G. Official Capacity Claims
Mr. Langhorn sues Defendants in both their individual and official capacities. Doc. 2 at 2. Mr. Langhorn's official capacity claims against Defendants are treated as claims against Arkansas County. See Parrish v. Ball, 594 F.3d 993, 997 (8th Cir. 2010); Jenkins v. Cnty. of Hennepin, Minn., 557 F.3d 628, 631-32 (8th Cir. 2009). In a § 1983 action, a county cannot be held vicariously liable for the actions of its employees. See Monell v. Dep't. of Soc. Servs., 436 U.S. 658, 692-93 (1978); Parrish, 594 F.3d at 997. Rather, a county can be held liable only if an official county policy or widespread custom was the “moving force” behind the alleged constitutional violation. See Luckert v. Dodge Cnty., 684 F.3d 808, 820 (8th Cir. 2012); Jenkins, 557 F.3d at 633.
Mr. Langhorn's complaint fails to allege that he suffered any constitutional injury as the result of an Arkansas County custom or policy. As a result, Mr.
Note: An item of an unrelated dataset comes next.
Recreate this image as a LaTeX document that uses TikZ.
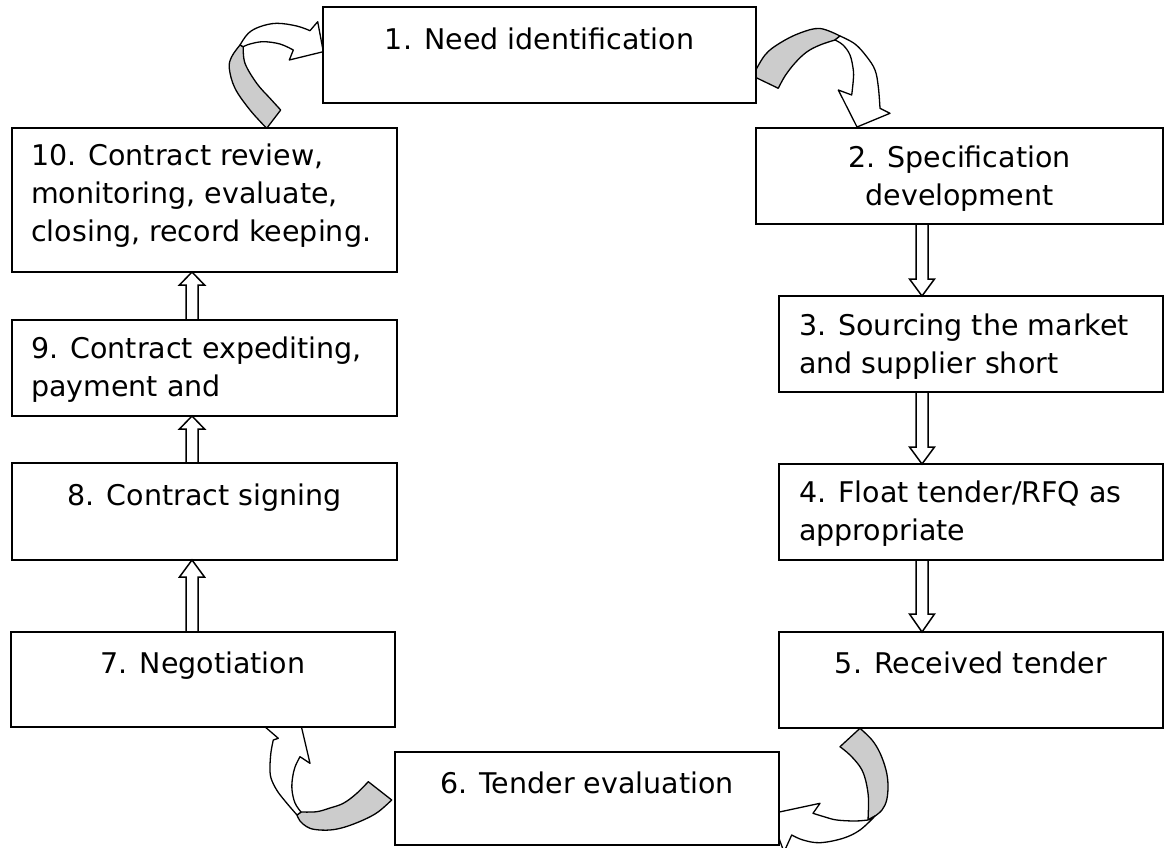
\documentclass[tikz,border=0pt]{standalone}
\usepackage{fontspec}
\setmainfont{DejaVu Sans}
\usetikzlibrary{calc}
\definecolor{bandgray}{RGB}{204,204,204}
\newcommand\downblk[3]{\draw[blk] ($(#1)+(-6,0)$) -- ($(#2)+(-6,-#3)$) -- ($(#2)+(-12.5,-#3)$) -- (#2) -- ($(#2)+(12.5,-#3)$) -- ($(#2)+(6,-#3)$) -- ($(#1)+(6,0)$);}
\newcommand\upblk[3]{\draw[blk] ($(#1)+(-6,0)$) -- ($(#2)+(-6,#3)$) -- ($(#2)+(-12.5,#3)$) -- (#2) -- ($(#2)+(12.5,#3)$) -- ($(#2)+(6,#3)$) -- ($(#1)+(6,0)$);}
\begin{document}
\begin{tikzpicture}[x=1pt,y=-1pt,
  box/.style={draw=black, line width=2pt, fill=white, inner sep=0pt, outer sep=0pt, anchor=north west},
  txt/.style={inner sep=0pt, font=\fontsize{28.5}{38}\selectfont},
  blk/.style={draw=black, line width=1.5pt, line join=miter},
  band/.style={draw=black, line width=1.3pt, line join=round}]
\useasboundingbox (0,0) rectangle (1165,848);

% curved arrows (drawn first, boxes cover their ends)
% 10 -> 1
\draw[band, fill=bandgray] (266.7,128.3) -- plot[smooth, tension=0.6] coordinates {(280.7,110) (270,98.3) (256.7,83.3) (245,63.3) (243.3,46.7)} -- plot[smooth, tension=0.6] coordinates {(240,45) (231.7,56.7) (229.3,68.3) (235,88.3) (250,110) (266.7,128.3)} -- cycle;
\draw[band, fill=white] plot[smooth, tension=0.6] coordinates {(240,45) (248.3,33.3) (260,26.7) (276.7,23.3) (296.7,26) (310,30.7)} -- (317.7,21.7) -- (323.3,51.7) -- (289.3,60) -- plot[smooth, tension=0.6] coordinates {(293.3,50) (280,44) (263.3,41.7) (250,44) (243.3,46.7)} -- cycle;
% 1 -> 2
\draw[band, fill=bandgray] plot[smooth, tension=0.6] coordinates {(752.7,76) (765,55) (780,43) (800,33) (820,28.5) (840,36)} -- plot[smooth, tension=0.6] coordinates {(835,40) (820,45) (806.7,52) (795,63) (785,76) (778.3,88.3)} -- cycle;
\draw[band, fill=white] plot[smooth, tension=0.6] coordinates {(840,36) (855,44) (866.7,56.7) (875,70) (878.3,86.7) (880,108.3)} -- (890,113.3) -- (857,127) -- (838.3,90) -- plot[smooth, tension=0.6] coordinates {(851.7,95) (853.3,80) (853.3,70) (850,55) (843,45) (835,40)} -- cycle;
% 5 -> 6
\draw[band, fill=bandgray] plot[smooth, tension=0.6] coordinates {(860,728.3) (872,740) (880,753) (886,770) (888,785) (886.7,800) (882,810) (875,816)} -- plot[smooth, tension=0.6] coordinates {(868,820) (868.5,805) (868,793) (865,778) (860,766.7) (850,755) (840,746.7)} -- cycle;
\draw[band, fill=white] plot[smooth, tension=0.6] coordinates {(868,820) (855,821) (836.7,820) (825,817) (813,813.3)} -- (820,803.3) -- (770,814) -- (784,852) -- plot[smooth, tension=0.6] coordinates {(791.7,835) (803,840) (820,842.7) (843,838.3) (860,830) (875,816)} -- cycle;
% 6 -> 7
\draw[band, fill=bandgray] (368.3,781.7) -- plot[smooth, tension=0.6] coordinates {(391.7,800) (378,812) (363.3,820) (345,827) (330,830) (315,829.5) (306.7,826.7) (300,821) (297,815)} -- plot[smooth, tension=0.6] coordinates {(301,812) (316.7,811.7) (330,808) (343.3,803.3) (356,794) (368.3,781.7)} -- cycle;
\draw[band, fill=white] plot[smooth, tension=0.6] coordinates {(297,815) (285,801) (276.7,790) (271,778) (270,766.7) (271,752) (273.3,740)} -- (278.3,738.3) -- (260.9,723.3) -- (297,708) -- (310,763.3) -- plot[smooth, tension=0.6] coordinates {(300,756.7) (295,767) (292.5,778) (292,790) (295,803) (301,812)} -- cycle;

% boxes
\node[box, minimum width=433, minimum height=96] (b1) at (323,7) {};
\node[box, minimum width=407, minimum height=96] (b2) at (756,128) {};
\node[box, minimum width=384, minimum height=96] (b3) at (779,296) {};
\node[box, minimum width=384, minimum height=96] (b4) at (779,464) {};
\node[box, minimum width=384, minimum height=96] (b5) at (779,632) {};
\node[box, minimum width=384, minimum height=93] (b6) at (395,752) {};
\node[box, minimum width=384, minimum height=95] (b7) at (11,632) {};
\node[box, minimum width=385, minimum height=97] (b8) at (12,463) {};
\node[box, minimum width=385, minimum height=96] (b9) at (12,320) {};
\node[box, minimum width=385, minimum height=144] (b10) at (12,128) {};

% texts (base anchor of a multi-line node = baseline of its last line)
\node[txt, anchor=base] (t1) at (539.5,50) {1. Need identification};
\node[txt, anchor=base, align=center] (t2) at (959.5,205) {2. Specification\\development};
\node[txt, anchor=base west, align=left] (t3) at (799,373) {3. Sourcing the market\\and supplier short};
\node[txt, anchor=base west, align=left] (t4) at (799,540) {4. Float tender/RFQ as\\appropriate};
\node[txt, anchor=base] (t5) at (971,673) {5. Received tender};
\node[txt, anchor=base] (t6) at (587,793) {6. Tender evaluation};
\node[txt, anchor=base] (t7) at (203,673) {7. Negotiation};
\node[txt, anchor=base] (t8) at (204.5,505) {8. Contract signing};
\node[txt, anchor=base west, align=left] (t9) at (31,396) {9. Contract expediting,\\payment and};
\node[txt, anchor=base west, align=left] (t10) at (31,241) {10. Contract review,\\monitoring, evaluate,\\closing, record keeping.};

% straight block arrows
\coordinate (rc) at (922,0);
\coordinate (lc) at (192,0);
\coordinate (s23) at (rc |- b2.south); \coordinate (e23) at (rc |- b3.north);
\coordinate (s34) at (rc |- b3.south); \coordinate (e34) at (rc |- b4.north);
\coordinate (s45) at (rc |- b4.south); \coordinate (e45) at (rc |- b5.north);
\coordinate (s78) at (lc |- b7.north); \coordinate (e78) at (lc |- b8.south);
\coordinate (s89) at (lc |- b8.north); \coordinate (e89) at (lc |- b9.south);
\coordinate (s910) at (lc |- b9.north); \coordinate (e910) at (lc |- b10.south);
\downblk{s23}{e23}{17}
\downblk{s34}{e34}{17}
\downblk{s45}{e45}{18}
\upblk{s78}{e78}{17}
\upblk{s89}{e89}{13}
\upblk{s910}{e910}{13}
\end{tikzpicture}
\end{document}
Langhorn has failed to state a plausible constitutional claim for relief against Defendants in their official capacities.
III. Guidelines for Filing Amended Complaint
Mr. Langhorn has thirty days to file an amended complaint. If filed, the amended complaint should: (1) include only related claims; (2) identify and name as Defendants the individuals who allegedly violated his constitutional rights; (3) explain how each Defendant personally violated his constitutional rights; and (4) describe how he was harmed or injured as a result of each Defendant's alleged unconstitutional conduct.
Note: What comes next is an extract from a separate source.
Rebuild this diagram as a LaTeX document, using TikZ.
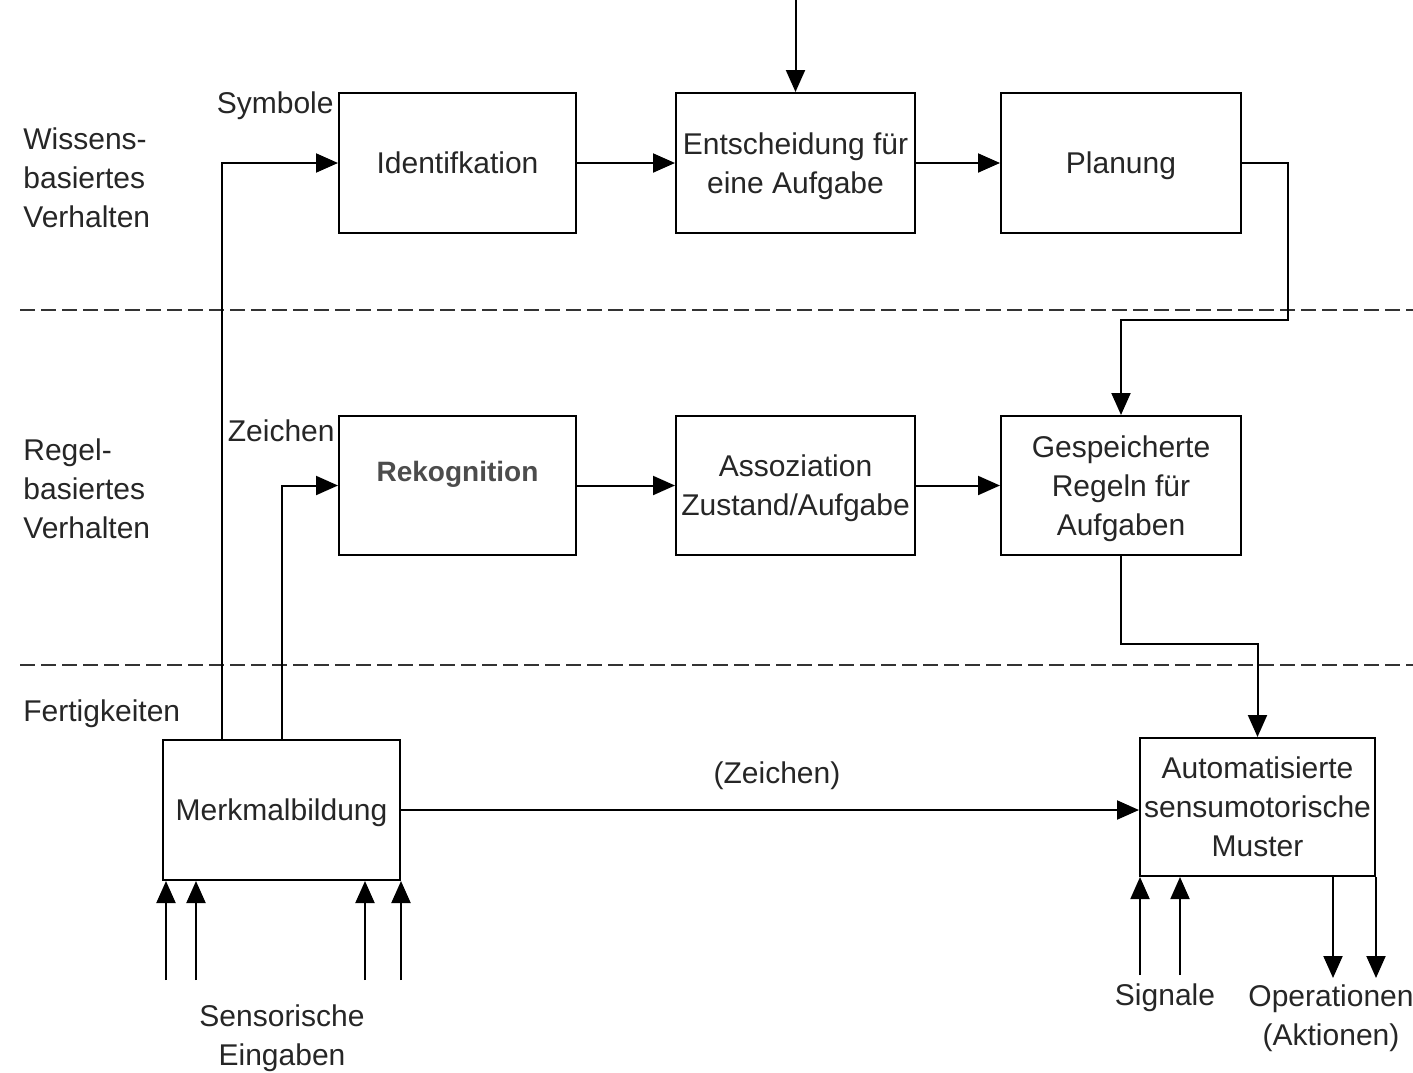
\documentclass[tikz,border=0pt]{standalone}
\usepackage{fontspec}
\setmainfont{Liberation Sans}
\usetikzlibrary{arrows.meta}
\newcommand{\lowr}{\rule{0pt}{14pt}}
\tikzset{
  box/.style={draw, line width=1pt, minimum width=118.5pt, minimum height=70pt, inner sep=0pt, align=center, text=black!85, font=\fontsize{15}{19.5}\selectfont},
  lower/.style={execute at begin node={\rule{0pt}{14pt}}},
  lbl/.style={inner sep=0pt, align=center, text=black!85, font=\fontsize{15}{19.5}\selectfont},
  conn/.style={line width=1pt, -{Triangle[length=11pt,width=9.5pt]}},
  sep/.style={line width=1pt, dash pattern=on 7.5pt off 3pt, black!80}
}
\begin{document}
\begin{tikzpicture}[x=0.5pt,y=-0.5pt]
\fill[white] (0,0) rectangle (1413,1072);
\useasboundingbox (0,0) rectangle (1413,1072);

% separators
\draw[sep] (20,310) -- (1413,310);
\draw[sep] (20,665) -- (1413,665);

% boxes
\node[box] (ident) at (457.5,163) {Identifkation};
\node[box, minimum width=119.5pt] (entsch) at (795.5,163) {\lowr Entscheidung für\\eine Aufgabe};
\node[box, lower, minimum width=120pt] (plan) at (1121,163) {Planung};
\node[box, minimum height=69.5pt, text=black!70, font=\fontsize{14}{18}\selectfont\bfseries] (rekog) at (457.5,485.5) {\raisebox{5.5pt}[\height][\depth]{Rekognition}};
\node[box, minimum width=119.5pt, minimum height=69.5pt] (assoz) at (795.5,485.5) {\lowr Assoziation\\Zustand/Aufgabe};
\node[box, minimum width=120pt, minimum height=69.5pt] (gesp) at (1121,485.5) {\lowr Gespeicherte\\Regeln für\\Aufgaben};
\node[box, lower] (merk) at (281.5,810) {Merkmalbildung};
\node[box, minimum width=117.5pt, minimum height=69pt] (auto) at (1257.5,807) {Automatisierte\\sensumotorische\\Muster};

% side labels
\node[lbl, align=left, anchor=west] (wis) at (23,178) {Wissens-\\basiertes\\Verhalten};
\node[lbl, align=left, anchor=west] (reg) at (23,489) {Regel-\\basiertes\\Verhalten};
\node[lbl, anchor=west] (fert) at (23,714) {Fertigkeiten};

\node[lbl, anchor=east] (sym) at (334,106) {Symbole};
\node[lbl, anchor=east] (zei) at (335,431) {Zeichen};
\node[lbl] (zei2) at (777,776) {(Zeichen)};
\node[lbl] (sens) at (282,1038) {Sensorische\\Eingaben};
\node[lbl] (sig) at (1165,998) {Signale};
\node[lbl] (ops) at (1331,1018) {Operationen\\(Aktionen)};

% coordinates
\coordinate (top) at (795.5,0);
\coordinate (m1) at (222,740);
\coordinate (m2) at (282,740);
\coordinate (c1) at (1288,320);
\coordinate (s1) at (166,980);
\coordinate (s2) at (196,980);
\coordinate (s3) at (365,980);
\coordinate (s4) at (401,980);
\coordinate (g1) at (1140,975);
\coordinate (g2) at (1180,975);
\coordinate (o1) at (1333,978);
\coordinate (o2) at (1376,978);

% connectors
\draw[conn] (top) -- (entsch.north);
\draw[conn] (ident.east) -- (entsch.west);
\draw[conn] (entsch.east) -- (plan.west);
\draw[conn] (m1) |- (ident.west);
\draw[conn] (m2) |- (rekog.west);
\draw[conn] (rekog.east) -- (assoz.west);
\draw[conn] (assoz.east) -- (gesp.west);
\draw[conn] (plan.east) -| (c1) -| (gesp.north);
\draw[conn] (gesp.south) -- ++(0,88) -| (auto.north);
\draw[conn] (merk.east) -- (merk.east -| auto.west);

\draw[conn] (s1) -- (s1 |- merk.south);
\draw[conn] (s2) -- (s2 |- merk.south);
\draw[conn] (s3) -- (s3 |- merk.south);
\draw[conn] (s4) -- (s4 |- merk.south);
\draw[conn] (g1) -- (g1 |- auto.south);
\draw[conn] (g2) -- (g2 |- auto.south);
\draw[conn] (o1 |- auto.south) -- (o1);
\draw[conn] (o2 |- auto.south) -- (o2);
\end{tikzpicture}
\end{document}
Mr. Langhorn's amended complaint, if filed, will supersede or replace the current complaint. See In re Atlas Lines, Inc., 209 F.3d 1064, 1067 (8th Cir. 2000) (an amended complaint supersedes an original complaint and renders the original complaint without legal effect). So, Mr. Langhorn should make sure that his amended complaint includes all allegations relevant to the claim(s) he wants to pursue in this lawsuit. Also, Mr. Langhorn should not rely upon, or incorporate by reference, any allegations made in the original complaint. In other words, Mr. Langhorn's amended complaint, if filed, will stand alone.
Finally, in the amended complaint, Mr. Langhorn need only include a “short and plain statement” showing that she is entitled to relief, with factual allegations that are “simple, concise, and direct.” FED. R. CIV. P. 8(a)(1) & (d). At this early stage, there is no need to identify witnesses or to describe evidence that Mr. Langhorn may rely on later to prove the claims raised in this lawsuit.
III. Conclusion
IT IS THEREFORE ORDERED THAT:
1. Mr. Langhorn may file an amended complaint within thirty (30) days of the entry of this Order.
2. If Mr. Langhorn fails to file an amended complaint, the Court will screen the original complaint, which is likely to result in the dismissal of claims.
3. The Clerk is instructed to provide Mr. Langhorn a blank 42 U.S.C. § 1983 complaint form, along with a copy of this Order.